I have below data:
structure(list(Filters = structure(c(4L, 2L, 6L, 5L, 1L, 3L,
7L), .Label = c("product type : shade || shade family : white",
"space : bedroom || product type : appliances", "space : bedroom || shade family : white",
"space : living room || product type : shade || shade family : white",
"space : living room || product type : shade|appliances", "space : living room || shade family : white|black",
"space : living room || shade family : yellows & greens"), class = "factor"),
Count = c(143L, 131L, 119L, 101L, 94L, 84L, 82L)), class = "data.frame", row.names = c(NA,
-7L))
I want to get sum of count for each category and subcategory available in data. also if category has multiple subcategories then each category should have sum of count for each.
For e.g. to get sum of (product type : appliances) => product type : appliances & product type : shade|appliances both are eligible.

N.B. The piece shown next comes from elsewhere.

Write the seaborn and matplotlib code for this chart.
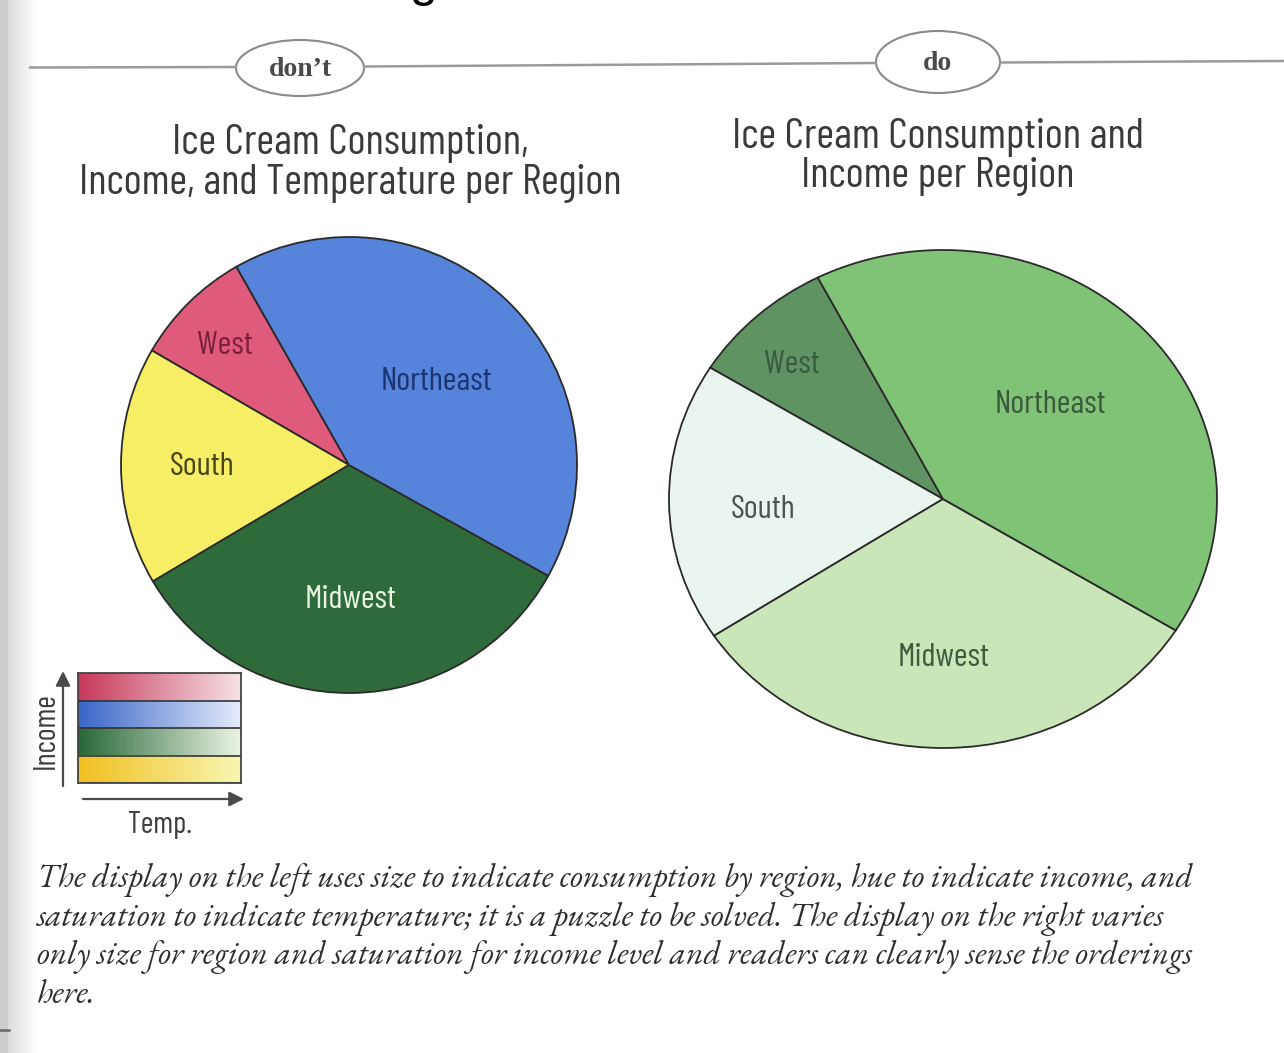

I am looking for output like:
Category Count
1 space 660
2 product type 469
3 shade family 522
4 space : living room 445
5 product type : shade 338
6 product type : appliances 232
7 So on …. ..
Thanks in advance.
One approach is with separate_rows
and separate
:
library(dplyr)
library(tidry)
df %>%
separate_rows(Filters,sep = " \\|\\| ") %>%
separate(Filters, into = c("Category","Subcategory")," : ") %>%
group_by(Category, Subcategory) %>%
summarise(Count = sum(Count)) %>%
bind_rows(group_by(.,Category) %>%
summarize(Count = sum(Count)) %>%
mutate(Subcategory = "Total")) %>%
separate_rows(Subcategory,sep = "\\|") %>%
arrange(-Count)
# A tibble: 13 x 3
# Groups: Category [3]
Category Subcategory Count
<chr> <chr> <int>
1 space Total 660
2 shade family Total 522
3 product type Total 469
4 space living room 445
5 shade family white 321
6 product type shade 237
7 space bedroom 215
8 product type appliances 131
9 shade family white 119
10 shade family black 119
11 product type shade 101
12 product type appliances 101
13 shade family yellows & greens 82
Thanks to this answer from @Bishops_Guest for some inspiration.